Former CNN anchor Campbell Brown is right when she notes in her Wall Street Journal op-ed today that President Obama’s focus on new gun laws to the exclusion of concerns about violence in movies, television and video games is both hypocritical and partisan. In the aftermath of the Newtown massacre, the administration paid some lip service to the obvious fact that the crime might be traced back to questions about mental illness or the influence of violent entertainment. But once that was over with, the sole focus of the president and his allies has been on demonizing the National Rifle Association and trying to use the incident as an excuse to advance, even if only incrementally, the traditional liberal gun control agenda. The result is what she correctly labels a “stale debate,” since having a Democrat target the NRA is as predicable as a Republican bashing Hollywood and requires no more courage.

What Brown wants is for Obama to man up and face down an industry that is a major source of funding for his and other Democrats’ campaigns by telling Hollywood and the video game makers to start policing themselves before the government finds a way to do it for them. She points out that there is a consensus among social scientists that media violence has an impact on children and puts forward a list of suggestions, including restrictions on the amount of violence that children can see on television. But while as a parent I share her concerns about violent images, my reaction to her ideas isn’t much different from the one I felt last December when I heard NRA chief Wayne LaPierre attempt to deflect attention away from guns and onto video games after Newtown: throwing the First Amendment under the bus in a vain effort to save the Second isn’t going to do the Constitution or the country much good.

Let’s specify that Brown is right that Obama is uniquely positioned as a liberal icon to use his bully pulpit to campaign against violent entertainment. But the man whose wife presented the Best Film award at this year’s Oscars has no interest in echoing Tipper Gore or Joe Lieberman when it comes to scolding the makers of films, TV shows or video games about the numbing effect of the fake violence they profit from. If he or his glamorous wife wanted to take up this cause they might have the leverage to have some impact on the products marketed to impressionable audiences. That they prefer instead to grandstand about guns and to engage in emotional arguments about murdered children that are generally bereft of any proof that the measures would actually lower the amount of gun violence or prevent another Newtown illustrates their lack of seriousness about the subject.
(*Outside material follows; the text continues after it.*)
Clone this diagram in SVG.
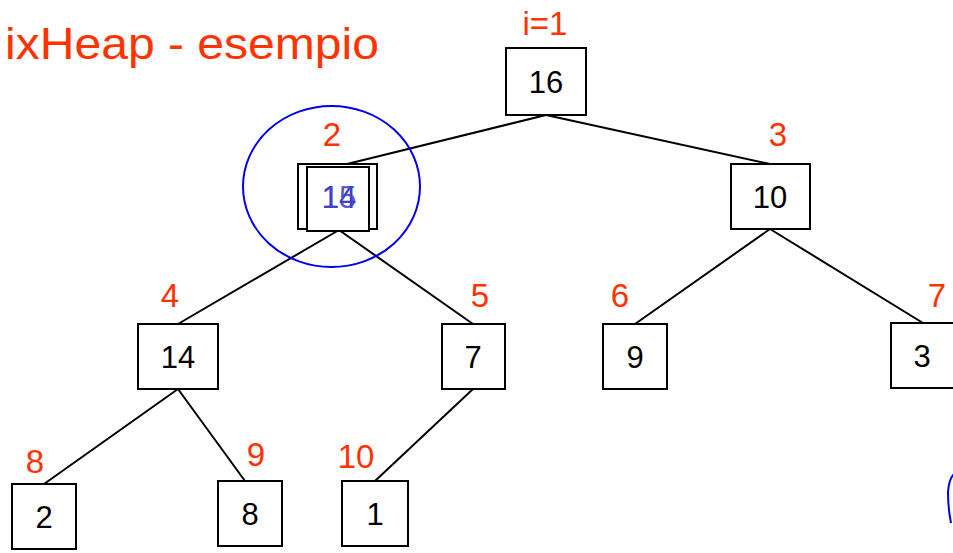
<svg xmlns="http://www.w3.org/2000/svg" width="953" height="553" viewBox="0 0 953 553">
<style>
.box{fill:#fff;stroke:#000;stroke-width:2}
.v{font-family:"Liberation Sans","DejaVu Sans",sans-serif;font-size:31px;fill:#000;text-anchor:middle}
.idx{font-family:"Liberation Sans","DejaVu Sans",sans-serif;font-size:33px;fill:#ff3300;text-anchor:middle}
.e{stroke:#000;stroke-width:2;fill:none}
</style>
<rect width="953" height="553" fill="#fff"/>
<text x="5" y="59" font-family="Liberation Sans, DejaVu Sans, sans-serif" font-size="44" fill="#ff3300" textLength="374" lengthAdjust="spacingAndGlyphs">ixHeap - esempio</text>
<g id="connectors">
<line class="e" x1="546" y1="115" x2="339" y2="166"/>
<line class="e" x1="546" y1="115" x2="770" y2="164"/>
<line class="e" x1="339" y1="230" x2="178" y2="324"/>
<line class="e" x1="339" y1="230" x2="473" y2="324"/>
<line class="e" x1="770" y1="229" x2="635" y2="324"/>
<line class="e" x1="770" y1="229" x2="923" y2="323"/>
<line class="e" x1="178" y1="389" x2="44" y2="484"/>
<line class="e" x1="178" y1="389" x2="245" y2="481"/>
<line class="e" x1="473" y1="389" x2="375" y2="481"/>
</g>
<g id="n1"><rect class="box" x="506" y="48" width="80" height="67"/><text class="v" x="546" y="93">16</text><text class="idx" x="545" y="35">i=1</text></g>
<g id="n2"><rect class="box" x="298" y="164" width="79" height="65"/><rect class="box" x="307" y="167" width="62" height="64"/><text class="v" x="339" y="208" style="fill:#4040c8">14</text><text class="v" x="339" y="208" style="fill:#4040c8" opacity="0.85">15</text><text class="idx" x="332" y="146">2</text>
<ellipse cx="331.5" cy="186.5" rx="88.5" ry="80.5" fill="none" stroke="#0000ee" stroke-width="2"/></g>
<g id="n3"><rect class="box" x="731" y="164" width="79" height="65"/><text class="v" x="770" y="208">10</text><text class="idx" x="778" y="146">3</text></g>
<g id="n4"><rect class="box" x="138" y="324" width="80" height="65"/><text class="v" x="178" y="368">14</text><text class="idx" x="170" y="307">4</text></g>
<g id="n5"><rect class="box" x="442" y="324" width="63" height="65"/><text class="v" x="473" y="368">7</text><text class="idx" x="480" y="307">5</text></g>
<g id="n6"><rect class="box" x="603" y="324" width="64" height="65"/><text class="v" x="635" y="368">9</text><text class="idx" x="620" y="307">6</text></g>
<g id="n7"><rect class="box" x="891" y="323" width="70" height="65"/><text class="v" x="922" y="367">3</text><text class="idx" x="937" y="307">7</text></g>
<g id="n8"><rect class="box" x="12" y="484" width="64" height="65"/><text class="v" x="44" y="528">2</text><text class="idx" x="35" y="473">8</text></g>
<g id="n9"><rect class="box" x="218" y="481" width="64" height="65"/><text class="v" x="250" y="525">8</text><text class="idx" x="256" y="466">9</text></g>
<g id="n10"><rect class="box" x="342" y="481" width="66" height="65"/><text class="v" x="375" y="525">1</text><text class="idx" x="356" y="468">10</text></g>
<path d="M955 473 Q949 478 948 492 Q948 508 951 523" fill="none" stroke="#0000ee" stroke-width="2"/>
</svg>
For all of the talk about Congress lacking the courage to stand up to the NRA, the White House’s toadying to Hollywood is every bit as, if not far more, pusillanimous.

But, like some of the president’s gun control suggestions, the fact that Brown’s suggestions about entertainment sound reasonable doesn’t make up for the fact that they lack a tangible connection to Newtown.

It is true that the Newtown murderer appears to have been as obsessed with violent video games as much as with guns. But like past disputes about the level of violence in movies and television, which were blamed for the crimes committed by outliers in past generations, to jump to the conclusion that video games make Adam Lanza kill 26 people in Newtown, Connecticut is no more responsible than blaming the act of an insane person on the legal weapon that he committed the crime with.

The point here is that for Brown and others to use Newtown as an excuse to revive concerns about violence in entertainment is no different from the cynical manner with which gun control advocates have waved the bloody shirt of the massacre to resurrect their own pet schemes to ban assault weapons or otherwise restrict ownership of firearms.

I happen to sympathize greatly with Brown’s concerns. Like virtually everyone else who pays for cable I love her proposal about stopping cable companies from bundling channels to make consumers pay for those that they have little interest in. I, for one, would be quite happy if I could be allowed to only purchase those that broadcast news and sports and let others pay for the ones that show the vast array of trashy reality shows that are a staple of basic cable which we are all obligated to buy.

More importantly, the country would be far better off and our culture less coarse if there were less violence on television and in the movies. But the responsibility for stopping our children from seeing those shows and movies or playing those games belongs to parents, not the government. And the studies Brown cites notwithstanding, I’m not convinced there is any reason to believe that Lanza killed innocents because of video games any more than I am that it happened because the popular weapon he employed to commit his crime was legal.

I have no more problems with public advocacy for less violent entertainment than I do with background checks on gun purchases. But I doubt that either will prevent another insane person from thinking about committing an atrocity or obtaining the means to carry it out if they are determined to do so.

Flawed as it is, making Hollywood the scapegoat for Newtown makes as little sense as doing the same for the equally unpopular leadership of the NRA. Conservatives should be as protective of the First Amendment rights of the former to produce objectionable material as they are of the Second Amendment rights of the members of the latter.